My reading list for 2016 is on Goodreads. To summarize my year in reading:
- I read 76 books in total. (This is the most for any year since I started logging in 2007.)
- 40 were non-fiction - primarily biography, history, and theology
- 36 were fiction - pretty heavily sci-fi and fantasy this year.
My favorite non-fiction:
- The Warmth of Other Suns: The Epic Story of America’s Great Migration by Isabel Wilkerson. This is a wonderfully-told story of the migration of blacks from plantations in the south to cities in the north during the early-to-mid 1900’s. Sure, I’ve heard stories of the mistreatment blacks went through, but to have it brought so recent (some of the people in this book were still living circa 2004!) was sobering.
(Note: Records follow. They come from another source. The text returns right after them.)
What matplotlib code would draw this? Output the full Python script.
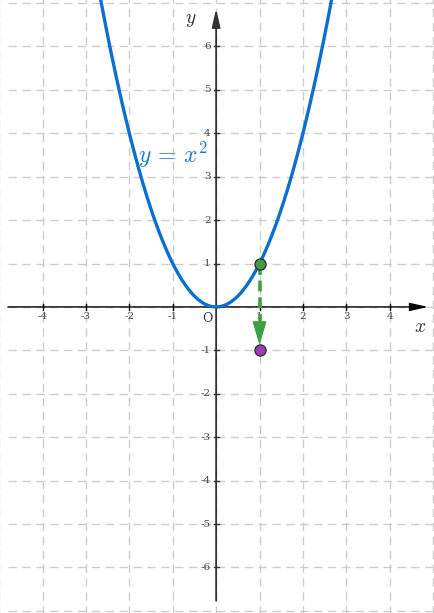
import matplotlib.pyplot as plt
import numpy as np

plt.rcParams['mathtext.fontset'] = 'cm'

# data
x_ticks = [-4, -3, -2, -1, 1, 2, 3, 4]
y_ticks = [-6, -5, -4, -3, -2, -1, 1, 2, 3, 4, 5, 6]
curve_range = [-2.7, 2.7]
point_on_curve = (1, 1)
reflected_point = (1, -1)

fig = plt.figure(figsize=(4.34, 6.13), dpi=100)
ax = fig.add_axes([0, 0, 1, 1])
ax.set_xlim(-4.98, 5.02)
ax.set_ylim(-7.05, 7.07)
ax.axis('off')

grid_kw = dict(color='#cccccc', lw=1.0, ls=(0, (6, 4)), zorder=0)
for gx in range(-5, 6):
    ax.plot([gx, gx], [-7.1, 7.1], **grid_kw)
for gy in range(-7, 8):
    ax.plot([-4.8, 5.1], [gy, gy], **grid_kw)

# axes with arrows
ax.annotate('', xy=(4.88, 0), xytext=(-4.8, 0),
            arrowprops=dict(arrowstyle='-|>,head_length=1.1,head_width=0.25',
                            color='black', lw=1.0, shrinkA=0, shrinkB=0), zorder=3)
ax.annotate('', xy=(0, 6.87), xytext=(0, -6.77),
            arrowprops=dict(arrowstyle='-|>,head_length=1.1,head_width=0.25',
                            color='#333333', lw=1.3, shrinkA=0, shrinkB=0), zorder=3)

tick_font = dict(family='DejaVu Serif', fontsize=7.5, color='#444444')
for t in x_ticks:
    ax.plot([t, t], [-0.06, 0.06], color='black', lw=1, zorder=3)
    ax.text(t, -0.23, str(t), ha='center', va='center', **tick_font)
for t in y_ticks:
    ax.plot([-0.06, 0.06], [t, t], color='#333333', lw=1, zorder=3)
    ax.text(-0.13, t, str(t), ha='right', va='center', **tick_font)
ax.text(-0.2, -0.27, 'O', ha='center', va='center', family='DejaVu Serif',
        fontsize=9, color='#333333')
ax.text(4.7, -0.45, '$x$', ha='center', va='center', fontsize=14, color='#333333')
ax.text(-0.58, 6.62, '$y$', ha='center', va='center', fontsize=14, color='#333333')

# parabola
xs = np.linspace(curve_range[0], curve_range[1], 300)
ax.plot(xs, xs ** 2, color='#0b6fd0', lw=2.4, zorder=4)
ax.text(-1.8, 3.5, '$y\\,=\\,x^2$', color='#1a78d6', fontsize=17,
        ha='left', va='center', zorder=5)

# green dashed arrow
ax.plot([point_on_curve[0], reflected_point[0]], [point_on_curve[1], -0.35],
        color='#3ea044', lw=2.6, ls=(0, (3, 1.6)), zorder=5)
ax.annotate('', xy=(reflected_point[0], reflected_point[1] + 0.12),
            xytext=(reflected_point[0], -0.35),
            arrowprops=dict(arrowstyle='-|>,head_length=1.5,head_width=0.45',
                            color='#3ea044', lw=1,
                            shrinkA=0, shrinkB=0), zorder=5)
ax.plot(*point_on_curve, 'o', ms=8, mfc='#3ea044', mec='#333333', mew=1, zorder=6)
ax.plot(*reflected_point, 'o', ms=8, mfc='#9b3fb5', mec='#333333', mew=1, zorder=6)

fig.savefig('out.png', dpi=100)
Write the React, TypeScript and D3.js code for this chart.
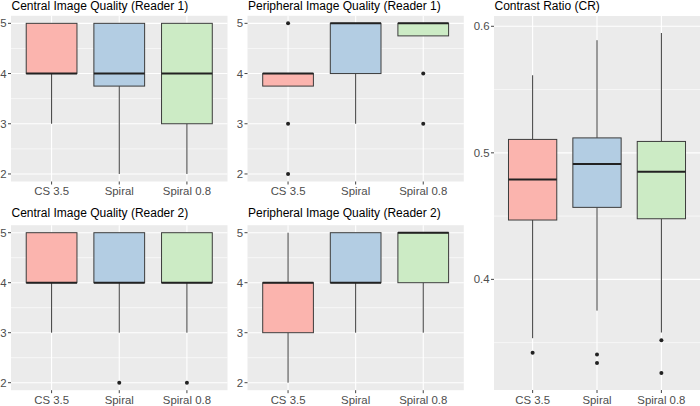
import React from "react";
import * as d3 from "d3";

const categories = ["CS 3.5", "Spiral", "Spiral 0.8"];
const fills = ["#FBB4AE", "#B3CDE3", "#CCEBC5"];

// [lower whisker, q1, median, q3, upper whisker]
const centralR1 = [[3, 4, 4, 5, 5], [2, 3.75, 4, 5, 5], [2, 3, 4, 5, 5]];
const centralR1Out = [[], [], []];
const periphR1 = [[3.75, 3.75, 4, 4, 4], [3, 4, 5, 5, 5], [4.75, 4.75, 5, 5, 5]];
const periphR1Out = [[5, 3, 2], [], [4, 3]];
const centralR2 = [[3, 4, 4, 5, 5], [3, 4, 4, 5, 5], [3, 4, 4, 5, 5]];
const centralR2Out = [[], [2], [2]];
const periphR2 = [[2, 3, 4, 4, 5], [3, 4, 4, 5, 5], [3, 4, 5, 5, 5]];
const periphR2Out = [[], [], []];
const contrast = [
  [0.3535, 0.4469, 0.479, 0.5106, 0.5613],
  [0.3753, 0.4569, 0.4911, 0.5118, 0.589],
  [0.358, 0.4479, 0.485, 0.509, 0.5947],
];
const contrastOut = [[0.342], [0.3406, 0.334], [0.3519, 0.326]];

const scoreTicks = [2, 3, 4, 5];
const scoreMinor = [2.5, 3.5, 4.5];
const crTicks = [0.4, 0.5, 0.6];
const crMinor = [0.35, 0.45, 0.55];

const FONT = "'Liberation Sans', Arial, sans-serif";

type PanelProps = {
  title: string;
  titleY: number;
  x0: number; x1: number; y0: number; y1: number;
  stats: number[][]; outs: number[][];
  ticks: number[]; minor: number[];
  fmt: (v: number) => string;
};

function Panel({ title, titleY, x0, x1, y0, y1, stats, outs, ticks, minor, fmt }: PanelProps) {
  const all: number[] = [];
  stats.forEach((s) => all.push(s[0], s[4]));
  outs.forEach((o) => all.push(...o));
  const [mn, mx] = d3.extent(all) as [number, number];
  const pad = (mx - mn) * 0.05;
  const y = d3.scaleLinear().domain([mn - pad, mx + pad]).range([y1, y0]);
  const x = d3.scalePoint<string>().domain(categories).range([x0, x1]).padding(0.6);
  const bw = x.step() * 0.75;
  const stroke = "#3c3c3c";
  return (
    <g>
      <rect x={x0} y={y0} width={x1 - x0} height={y1 - y0} fill="#EBEBEB" />
      {minor.map((v) => (
        <line key={"mi" + v} x1={x0} x2={x1} y1={y(v)} y2={y(v)} stroke="#fff" strokeWidth={0.6} />
      ))}
      {ticks.map((v) => (
        <line key={"ma" + v} x1={x0} x2={x1} y1={y(v)} y2={y(v)} stroke="#fff" strokeWidth={1.1} />
      ))}
      {categories.map((c) => (
        <line key={"vg" + c} x1={x(c)} x2={x(c)} y1={y0} y2={y1} stroke="#fff" strokeWidth={1.1} />
      ))}
      {categories.map((c, i) => {
        const s = stats[i];
        const cx = x(c)!;
        return (
          <g key={"b" + c}>
            <line x1={cx} x2={cx} y1={y(s[0])} y2={y(s[1])} stroke={stroke} strokeWidth={1} />
            <line x1={cx} x2={cx} y1={y(s[3])} y2={y(s[4])} stroke={stroke} strokeWidth={1} />
            <rect x={cx - bw / 2} y={y(s[3])} width={bw} height={y(s[1]) - y(s[3])}
              fill={fills[i]} stroke={stroke} strokeWidth={1} />
            <line x1={cx - bw / 2} x2={cx + bw / 2} y1={y(s[2])} y2={y(s[2])} stroke="#222" strokeWidth={2} />
            {outs[i].map((o, j) => (
              <circle key={j} cx={cx} cy={y(o)} r={2} fill="#222" />
            ))}
          </g>
        );
      })}
      {ticks.map((v) => (
        <g key={"yt" + v}>
          <line x1={x0 - 3} x2={x0} y1={y(v)} y2={y(v)} stroke="#444" strokeWidth={1} />
          <text x={x0 - 4.5} y={y(v)} dy="0.35em" textAnchor="end" fontSize={11.4}
            fill="#4D4D4D" fontFamily={FONT}>{fmt(v)}</text>
        </g>
      ))}
      {categories.map((c) => (
        <g key={"xt" + c}>
          <line x1={x(c)} x2={x(c)} y1={y1} y2={y1 + 3} stroke="#444" strokeWidth={1} />
          <text x={x(c)} y={y1 + 13.8} textAnchor="middle" fontSize={11.4}
            fill="#4D4D4D" fontFamily={FONT}>{c}</text>
        </g>
      ))}
      <text x={x0 + 0.5} y={titleY} fontSize={12} fill="#000" fontFamily={FONT}>{title}</text>
    </g>
  );
}

export default function App() {
  const f0 = (v: number) => d3.format("d")(v);
  const f1 = (v: number) => d3.format(".1f")(v);
  return (
    <svg width={700} height={406} style={{ display: "block", position: "absolute", left: 0, top: 0 }}>
      <rect width={700} height={406} fill="#fff" />
      <Panel title="Central Image Quality (Reader 1)" titleY={9.8} x0={11} x1={227.5} y0={15.8} y1={181.5}
        stats={centralR1} outs={centralR1Out} ticks={scoreTicks} minor={scoreMinor} fmt={f0} />
      <Panel title="Peripheral Image Quality (Reader 1)" titleY={9.8} x0={247.5} x1={463.8} y0={15.8} y1={181.5}
        stats={periphR1} outs={periphR1Out} ticks={scoreTicks} minor={scoreMinor} fmt={f0} />
      <Panel title="Central Image Quality (Reader 2)" titleY={217} x0={11} x1={227.5} y0={225.2} y1={390.2}
        stats={centralR2} outs={centralR2Out} ticks={scoreTicks} minor={scoreMinor} fmt={f0} />
      <Panel title="Peripheral Image Quality (Reader 2)" titleY={217} x0={247.5} x1={463.8} y0={225.2} y1={390.2}
        stats={periphR2} outs={periphR2Out} ticks={scoreTicks} minor={scoreMinor} fmt={f0} />
      <Panel title="Contrast Ratio (CR)" titleY={9.8} x0={494} x1={700} y0={16} y1={390}
        stats={contrast} outs={contrastOut} ticks={crTicks} minor={crMinor} fmt={f1} />
    </svg>
  );
}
- Hamilton: The Revolution by Lin-Manuel Miranda. It’s Hamilton. What else do I need to say?
- Reading Revelation Responsibly: Uncivil Worship and Witness: Following the Lamb into the New Creation by Michael J. Gorman. I read this as we were wrapping up a sermon series on Revelation at church. I find Gorman’s take on that apocalyptic text to be highly compelling. I blogged about it earlier this year.
My favorite fiction:
- The Wee Free Men by Terry Pratchett. I found this on a pre-teen recommended reading list and read it along with my oldest daughter. We enjoyed it so much we decided to make it a read-aloud book for the whole family. Crivens!
- All the Light We Cannot See by Anthony Doerr. Lots of people have written better about this than I can. A beautiful story, beautifully told.
- Jayber Crow by Wendell Berry. Berry has a unique voice and his stories of Port William, Kentucky, are treasures.
- Underground Airlines by Ben H. Winters. Imagine, if you will, that slavery was still legal in the US South, and that Underground Railroad-type activities were still happening. Interested in what happens next? Go get this book.
I don’t know if I’ll get to 76 books again this year - I know I already have a few really thick ones on the to-read list that might slow me down - but as always it’s fun to read, fun to review at end-of-year, and fun to have books to recommend and give to others.